I haven’t ‘plugged in’ the trained neural network though, because it will slow things down, and I can just as well make use of the built-in pybullet segmentation to get the simulation egg pixels. At some point though, the robot will have to exist in a world where egg pixels are not labelled as such, and the simulation trained vision will be a useful basis for training.

I think a good reward function might be, (to not fall over), and to maximize the number of 1s for the egg prediction mask. An intermediate award might be the centering of egg pixels.

The numpy way to count mask pixels could be

arr = np.array([1, 0, 0, 0, 0, 1, 1, 1, 1, 0])
np.count_nonzero(arr == 1)

I ended up using the following to count the pixels:

    seg = Image.fromarray(mask.astype('uint8'))
    self._num_ones = (np.array(seg) == 1).sum()

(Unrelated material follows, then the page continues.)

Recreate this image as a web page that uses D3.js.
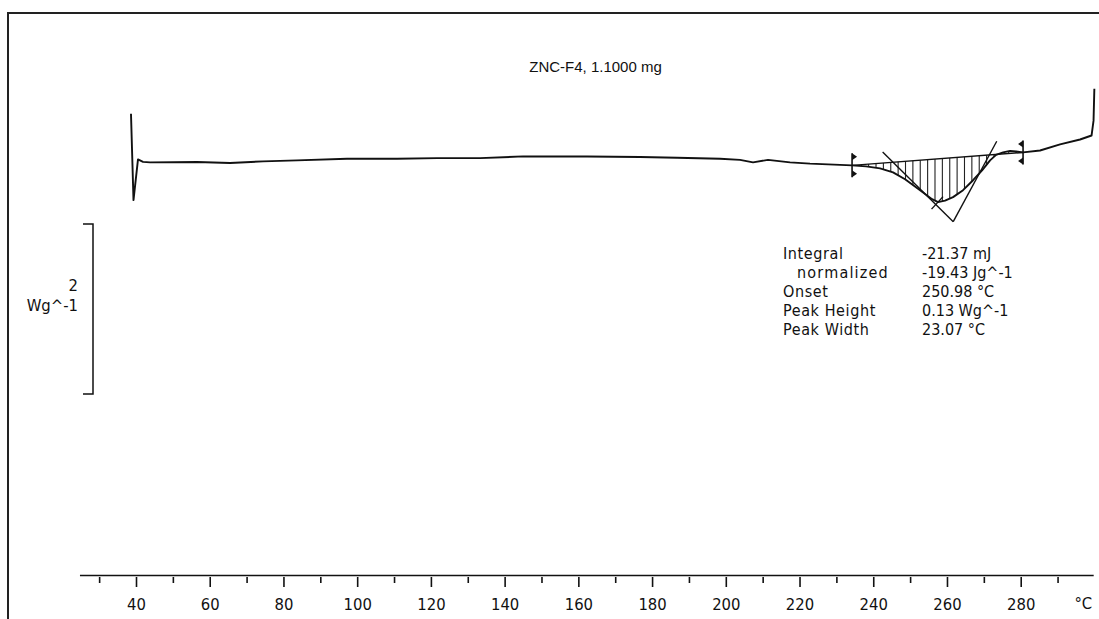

Hmm for centering, not sure yet.

I’m looking into how to run pybullet / gym on the cloud and get some of it rendering.

I’ve found a few leads. VNC is an obvious solution, but probably won’t be available on Chrome OS. Pybullet has a broken link, but I think it’s suggesting something like this colab, more or less, using ‘pyrender’. User matpalm has a minimal example of sending images to Google Dataflow. Those might be good if I can render video. There’s a Jupyter example with capturing images in pybullet. I’ll have to research a bit more. An RDP viewer would probably be easiest, if it’s possible.

Some interesting options on stackoverflow, too.

I set up the Ray Tune training again, on google cloud, and enabled the dashboard by opening some ports (8265, and 6006), and initialising ray with ray.init(dashboard_host=”0.0.0.0″)

I can see it improving the episode reward mean, but it’s taking a good while on the 4 CPU cloud machine. Cost is about $3.50/day on the CPU machine, and about $16/day on the GPU machine. Google is out of T4 GPUs at the moment.

I have it saving the occasional mp4 video using a Monitor wrapper that records every 10th episode.

def env_creator(env_config):
    env = RobotableEnv()
    env = gym.wrappers.Monitor(env, "./vid", video_callable=lambda episode_id: episode_id%10==0,force=True)
    return env

After one night of training, it went from about -30 reward to -5 reward. I’m just running it on the CPU machine while I iron out the issues.

I think curriculum training might also be a useful addition.